Investigators in London and Pakistan are following a money trail that's likely to lead to more arrests in the foiled plot to blow up 10 airplanes. CBS News correspondent Sheila MacVicar says the trail begins in the rubble of last year's earthquake in Pakistan and bears the fingerprints of al Qaeda.

Moved by the plight of the victims, mosques and charities around the world raised millions of dollars. Much of it was spent legitimately — but for months, as the suspected liquid bomb plotters were under surveillance, terror-financing investigators in Britain and Pakistan watched them make suspicious bank transfers.

"We know that there are charities who claim that they were doing a lot of work and they raise millions of pounds," says Nasir Ahmed a respected British Pakistani businessman and member of the House of Lords. "That money hasn't done there, so where has it gone."

Pakistan has arrested three men on suspicion of laundering money back to the British plotters. One of them, Rashid Rauf, is British and a key figure suspected of linking the plot to Al Qaeda. Their father, Abdul Rauf, immigrated to Britain from the Mirpur district of Pakistan several decades ago and his five children were all born in Britain. Rauf was picked up along the Pakistan-Afghanistan border, and is believed to have connections to a senior al Qaeda leader in Afghanistan.

Last week, the Bank of England froze the accounts of 19 of the suspects who were in British custody. Intelligence sources say that beginning in February, the suspects — trying to avoid detection — transferred relatively small amounts of money; $1,000 here, a few thousand there, from Pakistan into various accounts in Britain.

"If the arrests in Pakistan identify some of those flows, and it looks as if one of those arrests will, then it may lead back to networks in Europe and particularly in the United Kingdom," says Michael Clarke, a professor of defense studies at Kings College in London.

MacVicar also reports that community leaders in London say some of the young men arrested in the terror plot traveled to Pakistan last fall, ostensibly to help in earthquake relief efforts — but instead, investigators say they believe the me attended militant training camps.

On Monday, the British government downgraded its terror threat level from critical to severe, saying intelligence suggested an attack was no longer imminent after security forces foiled an alleged plot to bring down packed trans-Atlantic planes heading to the United States.

The critical level was declared last week when police rounded up 23 people suspected of involvement in the terror plot. Police questioned all but one of the suspects Sunday, but authorities remained silent on what, if anything, they have learned.

"I want to stress ... that the change in the threat level does not mean that the threat has gone away," Home Secretary John Reid said. "There is still a very serious threat of an attack.
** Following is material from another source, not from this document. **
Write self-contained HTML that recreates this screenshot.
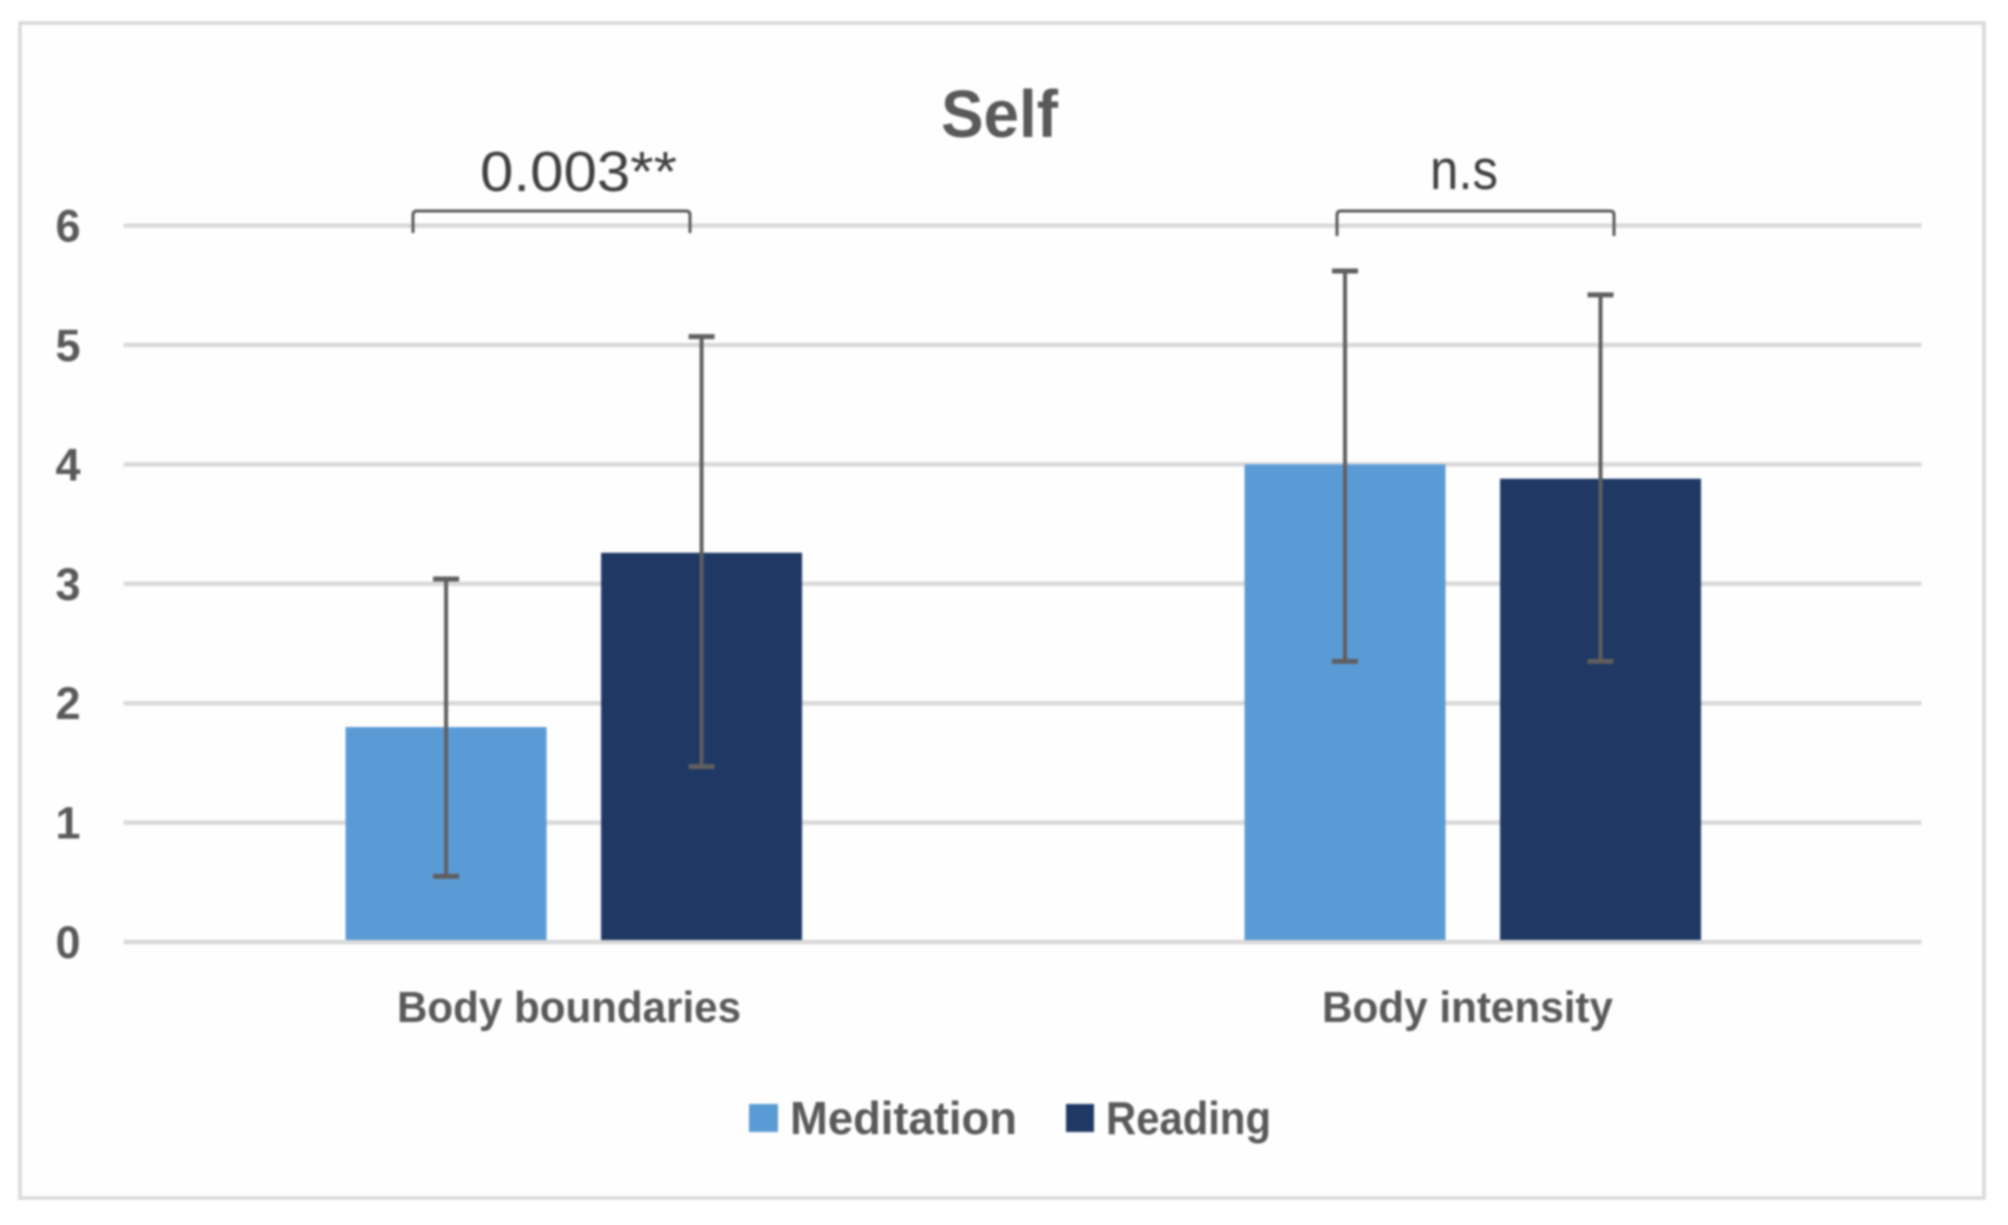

The threat level is at severe, indicating the high likelihood of an attempted terrorist attack at some stage, and I urge the public to remain vigilant."

U.S. Homeland Security chief Michael Chertoff said Sunday there was a risk that other groups might try to cause bloodshed on the false assumption that law enforcement and intelligence services might be distracted.

He also called for taking a renewed look at U.S. laws that could give authorities the flexibility to detain suspects for longer periods of time. Britain recently passed controversial legislation giving the government up to 28 days to hold terror suspects without charge. The jetliner plot is the first major test of how those new powers will be utilized.

Meanwhile, U.S. Attorney General Alberto Gonzales warned that security measures such as the ban on carrying liquids and gels onto commercial planes may be permanent if officials cannot figure out how to screen the kinds of materials the terror suspects allegedly plotted to use.

With the reduction in the threat level, Britain's Department of Transport said passengers would be allowed to carry a single, briefcase-sized bag aboard aircraft, and that books, laptop computers and iPods would be permitted again. However, Heathrow and other major airports said they would not adopt the relaxed regulations until Tuesday.

Reid said the downgraded terror threat level was not a response to airport congestion and flight cancellations.

Some airlines have accused BAA PLC, which operates Heathrow, Gatwick and Stansted airports serving London, of failing to cope with the new anti-terror security requirements, and others appealed to the British government to use police and army reservists to speed up searches at overloaded airport security checkpoints.

"If we the industry and the government don't work together to have sensible security ... we are going to hand these extremists a terrific PR success," Michael O'Leary, the chief executive of budget airline Ryanair, told Sky News television. "We don't need to be body-searching young children traveling with their parents on holiday to Spain."